Robert Mugabe in effect declared war on his country’s white farmers last night, branding them “enemies of Zimbabwe” and blaming their intransigence for the spate of land seizures and mounting violence of recent days.

Speaking on television after formal addresses marking the 20th anniversary of independence from Britain, the President not only failed to condemn the attacks, but to all intents and purposes explicitly endorsed his country’s plunge into anarchy, which saw the murder of a second white farmer yesterday.

“Our entire community is angry,” he declared. “This is why you have the war veterans seizing land.” He then turned his wrath on the former colonial power, accusing the current Labour Government of reneging on earlier British commitments to fund the redistribution of white-owned land.

In London, the response was swift as Peter Hain, the Foreign Office Minister for Africa, accused Mr Mugabe of failing to halt the tide of lawlessness, and condoning racism akin to that practised by the former minority white regime ousted in 1979. He flatly ruled out any further British help with land reform until the occupations ended and a fair, legal re-allocation scheme was introduced.

There could be no double standards on racism, Mr Hain told a Commons committee; what was happening now was “no different from the old dictatorship of Ian Smith and the repression he was responsible for”. The result, he added, was the most serious crisis in modern Zimbabwe’s history.

Mr Hain’s outrage was echoed by the white farmers themselves, as David Hasluck, director of Zimbabwe’s Commercial Farmers Union, expressed his “deep disappointment” that Mr Mugabe had refused to order the squatters off the occupied farms. The murder of Martin Olds, the rancher killed near Bulawayo yesterday, could only have been “part of a planned action which the authorities did nothing to stop”, Mr Hasluck said.

In his formal addresses yesterday, Mr Mugabe reverted to telling different things to different audiences. Speaking in English, he sounded comparatively moderate, expressing regret at the death of the two farmers, and promising to work for a compromise. But in his native Shona, he was defiant and unapologetic, thanking the war veterans and his Zimbabwe African National Union-Patriotic Front supporters for invading the farms.

“Mugabe is two-faced,” said David Coltart, the legal adviser to the Movement for Democratic Change, the principal opposition movement. “He puts on his genteel face to the West and on television, and we see the other face.”

More clearly than ever, encouragement for the land seizure is Mr Mugabe’s potential trump card for the forthcoming elections – designed to deflect attention from war in the Congo, corruption and economic mismanagement.

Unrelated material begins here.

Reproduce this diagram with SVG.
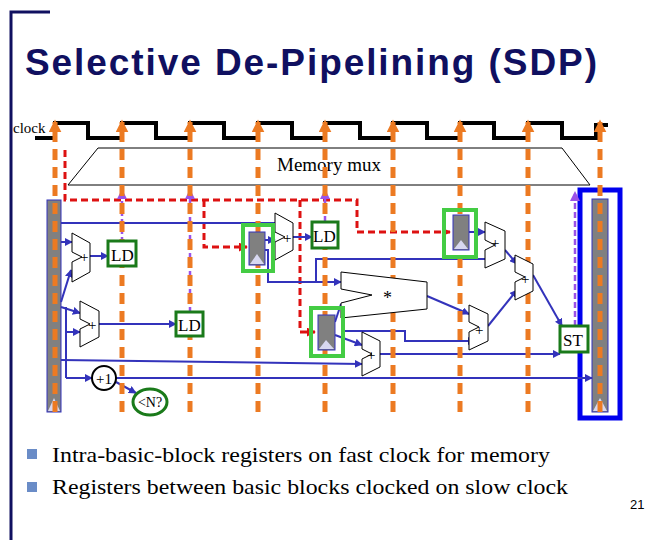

The unequal distribution of land, whereby 70 per cent of the best agricultural land is owned by a few thousand white farmers, was “the last colonial question”, Mr Mugabe said, unresolved since the first white settlers dispossessed the native black inhabitants a century ago, and their descendants codified their gains in a 1930 land allocation act.

Though he is deeply unpopular in Harare and other cities, Mr Mugabe is gambling that the farm seizures will be enough of a vote winner in the countryside, where a majority of the population still lives, to guarantee him victory in the elections, due by July but whose date has yet to be set.

Theoretically there is a chance of a breakthrough next week, when Stan Mudenge, Zimbabwe’s foreign minister, visits London for talks with Robin Cook, the Foreign Secretary, on a new land re-allocation scheme.

But the softening in Mr Mugabe’s stance recently detected by Mr Cook now looks illusory. With relations between Zimbabwe and Britain going from bad to worse, the last hope of compromise seems to lie with South Africa, Zimbabwe’s main trading partner, whose own economy is starting to be buffeted by the turbulence in its northern neighbour.

President Thabo Mbeki of South Africa, who thus far has kept largely silent on the crisis, is due to visit Harare at the beginning of May. But if events continue at their present pace, any window for mediation may have by then been closed.